5 Things Female Young Professionals Should Look For (If Not Demand) In A Job
Our world is changing, slowly but surely. Women are making more money, are better educated, and are more highly respected than perhaps any other time in history. Though these facts all mark great progress, we have a way to go. There are a few vital reasons why.
Perhaps most important to mention is that we're still battling the insidious discrimination that existed so much more strongly for our mothers and theirs before them. We don't speak up when we should. We apologize too much and demand too little. Though we really shouldn't be held responsible for the existing culture, anyone would be hard-pressed to claim that women aren't forced to compensate simply for being women in the work place.
It's not only discrimination; we're faced with more explicit issues like sexual harassment and victimization while combating ageism, slut-shaming, and racism; we do this all with a cute smile, providing excuses for everyone else's mistakes while being entirely too hard on ourselves. Just no.
Now, no one's got anything against men. It's the kind of people in general who take advantage of their situations and others that's the problem; women are surely guilty of this as well. But when men, by and large, remain the CEOs, founders and presidents of the world while women who are both smarter and better educated remain mid-level, there's not much to argue: it's just that blatant a sign that there are other factors involved.

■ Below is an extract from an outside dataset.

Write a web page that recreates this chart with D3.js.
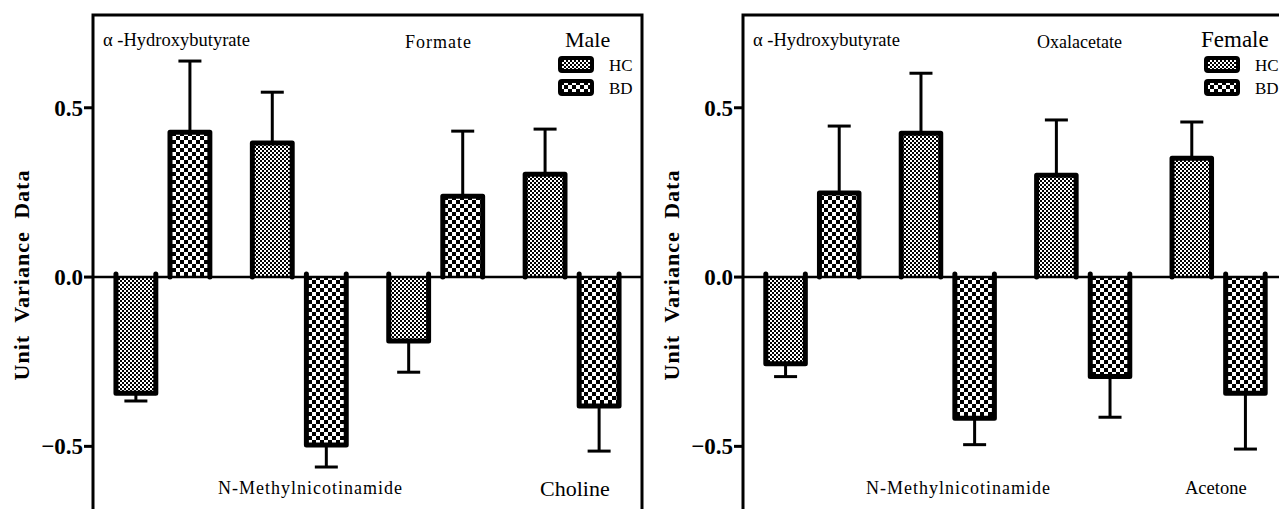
<!DOCTYPE html>
<html>
<head>
<meta charset="utf-8">
<script src="https://cdn.jsdelivr.net/npm/d3@7"></script>
<style>
  body { margin: 0; background: #fff; }
  svg { display: block; }
  text { font-family: "Liberation Serif", "Times New Roman", serif; fill: #000; }
</style>
</head>
<body>
<div id="chart"></div>
<script>
// Data
var groups = ["HC", "BD"]
var yTicks = [-0.5, 0.0, 0.5]

var maleNames = ["α -Hydroxybutyrate", "N-Methylnicotinamide", "Formate", "Choline"]
var maleHC = [-0.343, 0.396, -0.189, 0.304]
var maleHCerr = [0.023, 0.150, 0.092, 0.133]
var maleBD = [0.428, -0.496, 0.239, -0.381]
var maleBDerr = [0.210, 0.065, 0.192, 0.133]

var femaleNames = ["α -Hydroxybutyrate", "N-Methylnicotinamide", "Oxalacetate", "Acetone"]
var femaleHC = [-0.256, 0.425, 0.301, 0.351]
var femaleHCerr = [0.038, 0.177, 0.163, 0.107]
var femaleBD = [0.248, -0.417, -0.294, -0.343]
var femaleBDerr = [0.198, 0.078, 0.120, 0.165]

const W = 1279, H = 509

var svg = d3.select("#chart")
  .append("svg")
  .attr("width", W)
  .attr("height", H)

// fill patterns
var defs = svg.append("defs")
var fine = defs.append("pattern")
  .attr("id", "pat-HC")
  .attr("patternUnits", "userSpaceOnUse")
  .attr("width", 4).attr("height", 4)
fine.append("rect").attr("width", 4).attr("height", 4).attr("fill", "#fff")
fine.append("rect").attr("width", 2).attr("height", 2).attr("fill", "#000")
fine.append("rect").attr("x", 2).attr("y", 2).attr("width", 2).attr("height", 2).attr("fill", "#000")

var coarse = defs.append("pattern")
  .attr("id", "pat-BD")
  .attr("patternUnits", "userSpaceOnUse")
  .attr("width", 8).attr("height", 8)
coarse.append("rect").attr("width", 8).attr("height", 8).attr("fill", "#fff")
coarse.append("rect").attr("width", 4).attr("height", 4).attr("fill", "#000")
coarse.append("rect").attr("x", 4).attr("y", 4).attr("width", 4).attr("height", 4).attr("fill", "#000")

// shared y scale
var y = d3.scaleLinear()
  .domain([-0.75, 0.774])
  .range([531, 15])

function drawPanel(p) {
  var g = svg.append("g")

  var rows = p.names.map(function(name, i) {
    return {
      name: name,
      bars: [
        {key: "HC", value: p.hc[i], err: p.hcErr[i]},
        {key: "BD", value: p.bd[i], err: p.bdErr[i]}
      ]
    }
  })

  var x = d3.scaleBand()
    .domain(p.names)
    .range([p.left, p.right])
    .paddingInner(0.275)
    .paddingOuter(0.15)

  var xSub = d3.scaleBand()
    .domain(groups)
    .range([0, x.bandwidth()])
    .paddingInner(0.17)

  // frame
  g.append("path")
    .attr("d", "M" + p.left + "," + (H + 5) + "V" + y.range()[1] + "H" + p.right + "V" + (H + 5))
    .attr("fill", "none")
    .attr("stroke", "#000")
    .attr("stroke-width", 3)

  var y0 = y(0)
  var bw = xSub.bandwidth()

  var bar = g.selectAll(".bar")
    .data(rows.flatMap(function(r) {
      return r.bars.map(function(b) { return Object.assign({name: r.name}, b) })
    }))
    .enter()
    .append("g")
    .attr("class", "bar")

  // pattern fill
  bar.append("rect")
    .attr("x", function(d) { return x(d.name) + xSub(d.key) + 2.5 })
    .attr("width", bw - 5)
    .attr("y", function(d) { return Math.min(y(d.value), y0) })
    .attr("height", function(d) { return Math.abs(y(d.value) - y0) })
    .attr("fill", function(d) { return "url(#pat-" + d.key + ")" })

  // error bar (away from zero only)
  bar.append("line")
    .attr("x1", function(d) { return x(d.name) + xSub(d.key) + bw / 2 })
    .attr("x2", function(d) { return x(d.name) + xSub(d.key) + bw / 2 })
    .attr("y1", function(d) { return y(d.value) })
    .attr("y2", function(d) { return y(d.value + Math.sign(d.value) * d.err) })
    .attr("stroke", "#000")
    .attr("stroke-width", 3)

  bar.append("line")
    .attr("x1", function(d) { return x(d.name) + xSub(d.key) + bw / 2 - 11.5 })
    .attr("x2", function(d) { return x(d.name) + xSub(d.key) + bw / 2 + 11.5 })
    .attr("y1", function(d) { return y(d.value + Math.sign(d.value) * d.err) })
    .attr("y2", function(d) { return y(d.value + Math.sign(d.value) * d.err) })
    .attr("stroke", "#000")
    .attr("stroke-width", 3)

  // outline: three sides, open at the zero line
  bar.append("path")
    .attr("d", function(d) {
      var xl = x(d.name) + xSub(d.key) + 2.5
      var xr = xl + bw - 5
      var yv = y(d.value)
      var ys = d.value < 0 ? y0 - 3 : y0
      return "M" + xl + "," + ys + "V" + yv + "H" + xr + "V" + ys
    })
    .attr("fill", "none")
    .attr("stroke", "#000")
    .attr("stroke-width", 5)
    .attr("stroke-linejoin", "round")
    .attr("stroke-linecap", "round")

  // zero line
  g.append("line")
    .attr("x1", p.left).attr("x2", p.right)
    .attr("y1", y0).attr("y2", y0)
    .attr("stroke", "#000")
    .attr("stroke-width", 2.5)

  // y axis ticks and labels
  var ticks = g.selectAll(".tick")
    .data(yTicks)
    .enter()
    .append("g")
    .attr("class", "tick")
  ticks.append("line")
    .attr("x1", p.left - 9).attr("x2", p.left)
    .attr("y1", function(d) { return y(d) }).attr("y2", function(d) { return y(d) })
    .attr("stroke", "#000")
    .attr("stroke-width", 3)
  ticks.append("text")
    .attr("x", p.left - 10)
    .attr("y", function(d) { return y(d) })
    .attr("dy", "0.35em")
    .attr("text-anchor", "end")
    .style("font-size", "23px")
    .style("font-weight", "bold")
    .text(function(d) { return d3.format(".1f")(d) })

  // y axis title
  g.append("text")
    .attr("transform", "translate(" + (p.left - 64) + "," + 275 + ") rotate(-90)")
    .attr("text-anchor", "middle")
    .style("font-size", "22px")
    .style("font-weight", "bold")
    .style("letter-spacing", "1px")
    .style("word-spacing", "6px")
    .text("Unit Variance Data")

  // metabolite names
  p.labels.forEach(function(l) {
    g.append("text")
      .attr("x", p.left + l.dx)
      .attr("y", l.y)
      .style("font-size", l.size + "px")
      .style("letter-spacing", (l.ls || 0) + "px")
      .text(l.text)
  })

  // legend
  g.append("text")
    .attr("x", p.left + p.legendDx + p.titleDx)
    .attr("y", 47)
    .style("font-size", p.titleSize + "px")
    .text(p.title)

  var leg = g.selectAll(".leg")
    .data(groups)
    .enter()
    .append("g")
    .attr("class", "leg")
    .attr("transform", function(d, i) { return "translate(" + (p.left + p.legendDx) + "," + (58 + i * 23) + ")" })
  leg.append("rect")
    .attr("width", 32).attr("height", 13)
    .attr("rx", 2)
    .attr("fill", function(d) { return "url(#pat-" + d + ")" })
    .attr("stroke", "#000")
    .attr("stroke-width", 4)
  leg.append("text")
    .attr("x", 49)
    .attr("y", 13)
    .style("font-size", "17px")
    .text(function(d) { return d })
}

drawPanel({
  left: 93, right: 642,
  names: maleNames, hc: maleHC, hcErr: maleHCerr, bd: maleBD, bdErr: maleBDerr,
  title: "Male", titleSize: 22, legendDx: 467, titleDx: 5,
  labels: [
    {text: "α -Hydroxybutyrate", dx: 10, y: 46, size: 18.5},
    {text: "Formate", dx: 312, y: 48, size: 18, ls: 1},
    {text: "N-Methylnicotinamide", dx: 125, y: 494, size: 18, ls: 1},
    {text: "Choline", dx: 447, y: 496, size: 22}
  ]
})

drawPanel({
  left: 743, right: 1288,
  names: femaleNames, hc: femaleHC, hcErr: femaleHCerr, bd: femaleBD, bdErr: femaleBDerr,
  title: "Female", titleSize: 23, legendDx: 463, titleDx: -5,
  labels: [
    {text: "α -Hydroxybutyrate", dx: 10, y: 46, size: 18.5},
    {text: "Oxalacetate", dx: 294, y: 48, size: 18},
    {text: "N-Methylnicotinamide", dx: 123, y: 494, size: 18, ls: 1},
    {text: "Acetone", dx: 442, y: 494, size: 18.5}
  ]
})
</script>
</body>
</html>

Until things change, here are five things all women should look for (if not absolutely demand) in a position.
1. A workplace where no kind of discrimination (even subtle) is existent.
This means no favoritism, no preference, no biased tendencies and a lot of open discussion. You deserve a culture in which you have just as many opportunities as the person beside you and in which you feel a vast ability to thrive, create and exceed your potential.
2. Company culture that pushes integrity over money-making.
In truth this should go without saying, but it's a characteristic in the practice of business that's few and far between. Listen to your gut, and be aware of what's happening around you. As business advisor and Huffington Post blogger Jeffrey Cohn writes, "Remove integrity and the whole house of cards will eventually come tumbling down no matter how smart, empathetic and emotionally aware a leader may be. In that sense, integrity is the single most important leadership quality."
3. Steady flow of communication, without blame.
If your company's dynamic is based on placing blame so that you don't take the heat or thrives on poor communication, you are in the wrong place. A company shouldn't feel competitive with any entity but its actual competitors.
4. Transparent, honest and secure co-workers.
There are many factors that contribute to the ideal work environment; the most important of these is that your coworkers are supportive, happy, and secure enough in their jobs to remain positive influences.
5. Fair practice and widespread, overflowing appreciation.
Most vital is that you don't forget you have basic rights within a company; to have pay commensurate with the duties you're performing, to be given frequent and honest updates on how superiors view your progress and work quality, and to feel appreciated.